— Begin —
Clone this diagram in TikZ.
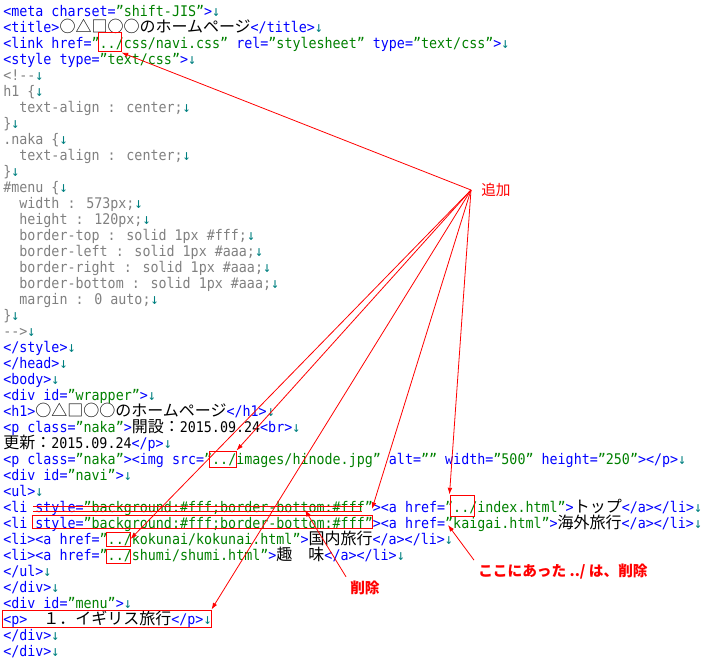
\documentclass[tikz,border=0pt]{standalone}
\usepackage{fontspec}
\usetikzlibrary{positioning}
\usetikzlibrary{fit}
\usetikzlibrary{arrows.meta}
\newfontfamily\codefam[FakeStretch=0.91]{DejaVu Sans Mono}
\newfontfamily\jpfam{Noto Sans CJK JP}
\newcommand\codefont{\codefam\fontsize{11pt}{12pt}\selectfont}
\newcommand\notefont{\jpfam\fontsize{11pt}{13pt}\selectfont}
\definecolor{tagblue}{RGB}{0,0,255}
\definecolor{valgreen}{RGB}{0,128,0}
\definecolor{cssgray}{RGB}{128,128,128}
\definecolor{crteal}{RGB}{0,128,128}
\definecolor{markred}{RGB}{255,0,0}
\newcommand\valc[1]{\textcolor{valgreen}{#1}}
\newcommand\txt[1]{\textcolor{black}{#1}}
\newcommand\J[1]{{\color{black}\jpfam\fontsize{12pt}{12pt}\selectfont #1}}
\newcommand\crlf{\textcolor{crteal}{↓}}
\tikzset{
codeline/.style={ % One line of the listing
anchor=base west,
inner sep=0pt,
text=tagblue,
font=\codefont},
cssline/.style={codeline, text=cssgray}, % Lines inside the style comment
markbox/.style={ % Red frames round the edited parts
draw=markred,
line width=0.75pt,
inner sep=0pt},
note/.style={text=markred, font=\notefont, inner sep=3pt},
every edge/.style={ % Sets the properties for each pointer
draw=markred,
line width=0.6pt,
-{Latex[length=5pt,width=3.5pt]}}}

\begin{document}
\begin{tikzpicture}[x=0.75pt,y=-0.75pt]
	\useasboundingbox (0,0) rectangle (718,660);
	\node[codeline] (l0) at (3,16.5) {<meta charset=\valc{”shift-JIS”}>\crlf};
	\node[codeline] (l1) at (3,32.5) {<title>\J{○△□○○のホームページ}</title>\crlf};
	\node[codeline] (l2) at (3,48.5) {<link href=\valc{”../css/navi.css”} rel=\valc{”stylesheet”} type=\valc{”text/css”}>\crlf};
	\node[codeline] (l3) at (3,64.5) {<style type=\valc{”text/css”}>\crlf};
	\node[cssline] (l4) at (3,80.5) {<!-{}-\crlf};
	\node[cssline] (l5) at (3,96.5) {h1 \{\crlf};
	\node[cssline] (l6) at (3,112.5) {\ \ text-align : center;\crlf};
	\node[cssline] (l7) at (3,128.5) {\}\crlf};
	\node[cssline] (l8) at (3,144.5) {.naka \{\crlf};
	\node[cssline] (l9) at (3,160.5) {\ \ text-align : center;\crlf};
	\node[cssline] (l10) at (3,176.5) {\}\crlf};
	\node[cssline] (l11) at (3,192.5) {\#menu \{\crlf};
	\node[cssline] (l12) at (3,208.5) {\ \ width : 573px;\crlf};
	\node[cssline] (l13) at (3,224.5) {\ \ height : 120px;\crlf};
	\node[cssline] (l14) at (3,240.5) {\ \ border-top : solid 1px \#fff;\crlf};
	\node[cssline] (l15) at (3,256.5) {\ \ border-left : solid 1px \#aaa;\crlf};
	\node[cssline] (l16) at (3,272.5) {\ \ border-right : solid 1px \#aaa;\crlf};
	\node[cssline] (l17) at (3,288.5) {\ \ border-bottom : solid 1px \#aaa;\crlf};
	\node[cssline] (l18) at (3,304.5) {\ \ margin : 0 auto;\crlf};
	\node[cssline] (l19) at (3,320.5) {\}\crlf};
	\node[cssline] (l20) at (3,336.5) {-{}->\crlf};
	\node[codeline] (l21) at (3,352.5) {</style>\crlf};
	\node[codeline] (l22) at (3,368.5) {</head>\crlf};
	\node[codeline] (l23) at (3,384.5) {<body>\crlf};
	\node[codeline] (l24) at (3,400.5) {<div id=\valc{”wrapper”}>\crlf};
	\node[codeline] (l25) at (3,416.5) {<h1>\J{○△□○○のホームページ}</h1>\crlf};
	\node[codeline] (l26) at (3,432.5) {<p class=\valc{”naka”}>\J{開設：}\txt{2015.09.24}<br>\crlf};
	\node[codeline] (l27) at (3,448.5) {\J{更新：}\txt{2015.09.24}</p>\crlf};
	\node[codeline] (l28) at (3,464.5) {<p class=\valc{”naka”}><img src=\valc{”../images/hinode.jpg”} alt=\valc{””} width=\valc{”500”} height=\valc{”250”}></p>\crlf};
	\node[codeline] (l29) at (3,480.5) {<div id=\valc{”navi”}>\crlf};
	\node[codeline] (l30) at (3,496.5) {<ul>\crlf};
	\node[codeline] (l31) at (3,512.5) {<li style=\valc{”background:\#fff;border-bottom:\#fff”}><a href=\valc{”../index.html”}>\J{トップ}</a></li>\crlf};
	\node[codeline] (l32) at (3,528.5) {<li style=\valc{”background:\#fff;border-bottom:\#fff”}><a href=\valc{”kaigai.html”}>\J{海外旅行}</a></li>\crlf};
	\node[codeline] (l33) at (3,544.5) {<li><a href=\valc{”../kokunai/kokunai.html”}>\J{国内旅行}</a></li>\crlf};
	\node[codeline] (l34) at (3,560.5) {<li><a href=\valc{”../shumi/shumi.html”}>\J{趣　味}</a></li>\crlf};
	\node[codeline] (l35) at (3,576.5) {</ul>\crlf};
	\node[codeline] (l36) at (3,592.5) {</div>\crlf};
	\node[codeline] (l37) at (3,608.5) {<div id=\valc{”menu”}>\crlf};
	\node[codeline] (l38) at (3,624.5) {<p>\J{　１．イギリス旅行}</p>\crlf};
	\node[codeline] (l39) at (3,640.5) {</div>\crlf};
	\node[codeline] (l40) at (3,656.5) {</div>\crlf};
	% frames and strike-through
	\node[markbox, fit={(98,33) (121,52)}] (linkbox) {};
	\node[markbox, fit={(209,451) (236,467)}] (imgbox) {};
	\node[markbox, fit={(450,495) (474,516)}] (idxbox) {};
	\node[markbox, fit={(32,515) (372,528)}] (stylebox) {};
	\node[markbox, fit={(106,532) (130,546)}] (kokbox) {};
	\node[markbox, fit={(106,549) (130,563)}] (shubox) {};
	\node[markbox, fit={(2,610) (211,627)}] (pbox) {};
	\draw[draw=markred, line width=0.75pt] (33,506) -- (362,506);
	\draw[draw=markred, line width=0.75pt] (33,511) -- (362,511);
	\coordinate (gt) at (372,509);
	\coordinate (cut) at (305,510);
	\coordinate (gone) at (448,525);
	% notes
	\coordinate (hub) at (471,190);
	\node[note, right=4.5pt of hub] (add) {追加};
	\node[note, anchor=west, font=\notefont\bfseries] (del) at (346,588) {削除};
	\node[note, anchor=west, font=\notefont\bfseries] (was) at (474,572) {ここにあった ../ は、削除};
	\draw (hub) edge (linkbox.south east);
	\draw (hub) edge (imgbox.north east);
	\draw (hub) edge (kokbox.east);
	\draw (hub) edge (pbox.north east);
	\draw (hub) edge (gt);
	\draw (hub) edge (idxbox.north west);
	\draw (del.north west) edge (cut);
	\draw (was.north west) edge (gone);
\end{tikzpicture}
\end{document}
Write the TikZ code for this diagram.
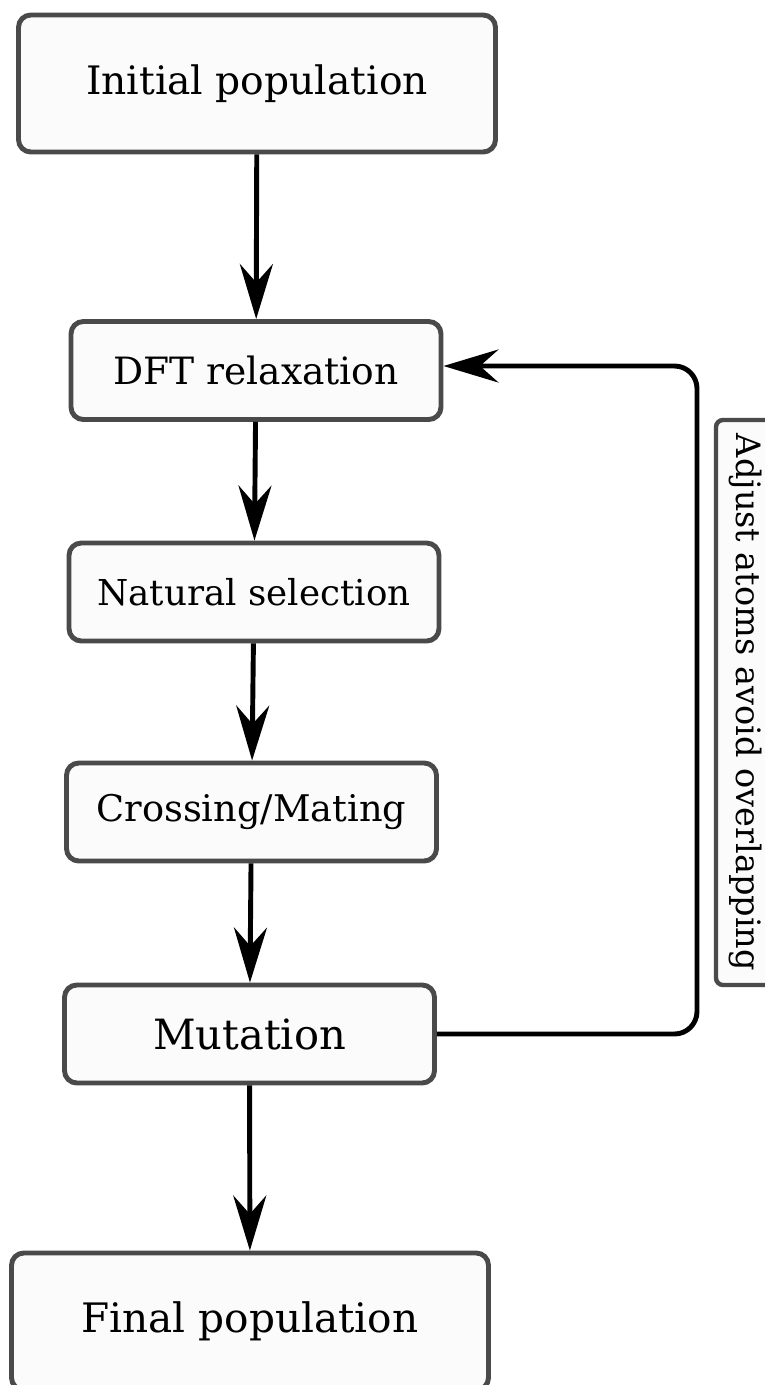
— End —
Print each entry shown above with exact wording and no pictures.

§ Expected answer
Clone this diagram in TikZ.
\documentclass[tikz,border=0pt]{standalone}
\usepackage{fontspec}
\usetikzlibrary{positioning}
\usetikzlibrary{fit}
\usetikzlibrary{arrows.meta}
\newfontfamily\codefam[FakeStretch=0.91]{DejaVu Sans Mono}
\newfontfamily\jpfam{Noto Sans CJK JP}
\newcommand\codefont{\codefam\fontsize{11pt}{12pt}\selectfont}
\newcommand\notefont{\jpfam\fontsize{11pt}{13pt}\selectfont}
\definecolor{tagblue}{RGB}{0,0,255}
\definecolor{valgreen}{RGB}{0,128,0}
\definecolor{cssgray}{RGB}{128,128,128}
\definecolor{crteal}{RGB}{0,128,128}
\definecolor{markred}{RGB}{255,0,0}
\newcommand\valc[1]{\textcolor{valgreen}{#1}}
\newcommand\txt[1]{\textcolor{black}{#1}}
\newcommand\J[1]{{\color{black}\jpfam\fontsize{12pt}{12pt}\selectfont #1}}
\newcommand\crlf{\textcolor{crteal}{↓}}
\tikzset{
codeline/.style={ % One line of the listing
anchor=base west,
inner sep=0pt,
text=tagblue,
font=\codefont},
cssline/.style={codeline, text=cssgray}, % Lines inside the style comment
markbox/.style={ % Red frames round the edited parts
draw=markred,
line width=0.75pt,
inner sep=0pt},
note/.style={text=markred, font=\notefont, inner sep=3pt},
every edge/.style={ % Sets the properties for each pointer
draw=markred,
line width=0.6pt,
-{Latex[length=5pt,width=3.5pt]}}}

\begin{document}
\begin{tikzpicture}[x=0.75pt,y=-0.75pt]
	\useasboundingbox (0,0) rectangle (718,660);
	\node[codeline] (l0) at (3,16.5) {<meta charset=\valc{”shift-JIS”}>\crlf};
	\node[codeline] (l1) at (3,32.5) {<title>\J{○△□○○のホームページ}</title>\crlf};
	\node[codeline] (l2) at (3,48.5) {<link href=\valc{”../css/navi.css”} rel=\valc{”stylesheet”} type=\valc{”text/css”}>\crlf};
	\node[codeline] (l3) at (3,64.5) {<style type=\valc{”text/css”}>\crlf};
	\node[cssline] (l4) at (3,80.5) {<!-{}-\crlf};
	\node[cssline] (l5) at (3,96.5) {h1 \{\crlf};
	\node[cssline] (l6) at (3,112.5) {\ \ text-align : center;\crlf};
	\node[cssline] (l7) at (3,128.5) {\}\crlf};
	\node[cssline] (l8) at (3,144.5) {.naka \{\crlf};
	\node[cssline] (l9) at (3,160.5) {\ \ text-align : center;\crlf};
	\node[cssline] (l10) at (3,176.5) {\}\crlf};
	\node[cssline] (l11) at (3,192.5) {\#menu \{\crlf};
	\node[cssline] (l12) at (3,208.5) {\ \ width : 573px;\crlf};
	\node[cssline] (l13) at (3,224.5) {\ \ height : 120px;\crlf};
	\node[cssline] (l14) at (3,240.5) {\ \ border-top : solid 1px \#fff;\crlf};
	\node[cssline] (l15) at (3,256.5) {\ \ border-left : solid 1px \#aaa;\crlf};
	\node[cssline] (l16) at (3,272.5) {\ \ border-right : solid 1px \#aaa;\crlf};
	\node[cssline] (l17) at (3,288.5) {\ \ border-bottom : solid 1px \#aaa;\crlf};
	\node[cssline] (l18) at (3,304.5) {\ \ margin : 0 auto;\crlf};
	\node[cssline] (l19) at (3,320.5) {\}\crlf};
	\node[cssline] (l20) at (3,336.5) {-{}->\crlf};
	\node[codeline] (l21) at (3,352.5) {</style>\crlf};
	\node[codeline] (l22) at (3,368.5) {</head>\crlf};
	\node[codeline] (l23) at (3,384.5) {<body>\crlf};
	\node[codeline] (l24) at (3,400.5) {<div id=\valc{”wrapper”}>\crlf};
	\node[codeline] (l25) at (3,416.5) {<h1>\J{○△□○○のホームページ}</h1>\crlf};
	\node[codeline] (l26) at (3,432.5) {<p class=\valc{”naka”}>\J{開設：}\txt{2015.09.24}<br>\crlf};
	\node[codeline] (l27) at (3,448.5) {\J{更新：}\txt{2015.09.24}</p>\crlf};
	\node[codeline] (l28) at (3,464.5) {<p class=\valc{”naka”}><img src=\valc{”../images/hinode.jpg”} alt=\valc{””} width=\valc{”500”} height=\valc{”250”}></p>\crlf};
	\node[codeline] (l29) at (3,480.5) {<div id=\valc{”navi”}>\crlf};
	\node[codeline] (l30) at (3,496.5) {<ul>\crlf};
	\node[codeline] (l31) at (3,512.5) {<li style=\valc{”background:\#fff;border-bottom:\#fff”}><a href=\valc{”../index.html”}>\J{トップ}</a></li>\crlf};
	\node[codeline] (l32) at (3,528.5) {<li style=\valc{”background:\#fff;border-bottom:\#fff”}><a href=\valc{”kaigai.html”}>\J{海外旅行}</a></li>\crlf};
	\node[codeline] (l33) at (3,544.5) {<li><a href=\valc{”../kokunai/kokunai.html”}>\J{国内旅行}</a></li>\crlf};
	\node[codeline] (l34) at (3,560.5) {<li><a href=\valc{”../shumi/shumi.html”}>\J{趣　味}</a></li>\crlf};
	\node[codeline] (l35) at (3,576.5) {</ul>\crlf};
	\node[codeline] (l36) at (3,592.5) {</div>\crlf};
	\node[codeline] (l37) at (3,608.5) {<div id=\valc{”menu”}>\crlf};
	\node[codeline] (l38) at (3,624.5) {<p>\J{　１．イギリス旅行}</p>\crlf};
	\node[codeline] (l39) at (3,640.5) {</div>\crlf};
	\node[codeline] (l40) at (3,656.5) {</div>\crlf};
	% frames and strike-through
	\node[markbox, fit={(98,33) (121,52)}] (linkbox) {};
	\node[markbox, fit={(209,451) (236,467)}] (imgbox) {};
	\node[markbox, fit={(450,495) (474,516)}] (idxbox) {};
	\node[markbox, fit={(32,515) (372,528)}] (stylebox) {};
	\node[markbox, fit={(106,532) (130,546)}] (kokbox) {};
	\node[markbox, fit={(106,549) (130,563)}] (shubox) {};
	\node[markbox, fit={(2,610) (211,627)}] (pbox) {};
	\draw[draw=markred, line width=0.75pt] (33,506) -- (362,506);
	\draw[draw=markred, line width=0.75pt] (33,511) -- (362,511);
	\coordinate (gt) at (372,509);
	\coordinate (cut) at (305,510);
	\coordinate (gone) at (448,525);
	% notes
	\coordinate (hub) at (471,190);
	\node[note, right=4.5pt of hub] (add) {追加};
	\node[note, anchor=west, font=\notefont\bfseries] (del) at (346,588) {削除};
	\node[note, anchor=west, font=\notefont\bfseries] (was) at (474,572) {ここにあった ../ は、削除};
	\draw (hub) edge (linkbox.south east);
	\draw (hub) edge (imgbox.north east);
	\draw (hub) edge (kokbox.east);
	\draw (hub) edge (pbox.north east);
	\draw (hub) edge (gt);
	\draw (hub) edge (idxbox.north west);
	\draw (del.north west) edge (cut);
	\draw (was.north west) edge (gone);
\end{tikzpicture}
\end{document}
Write the TikZ code for this diagram.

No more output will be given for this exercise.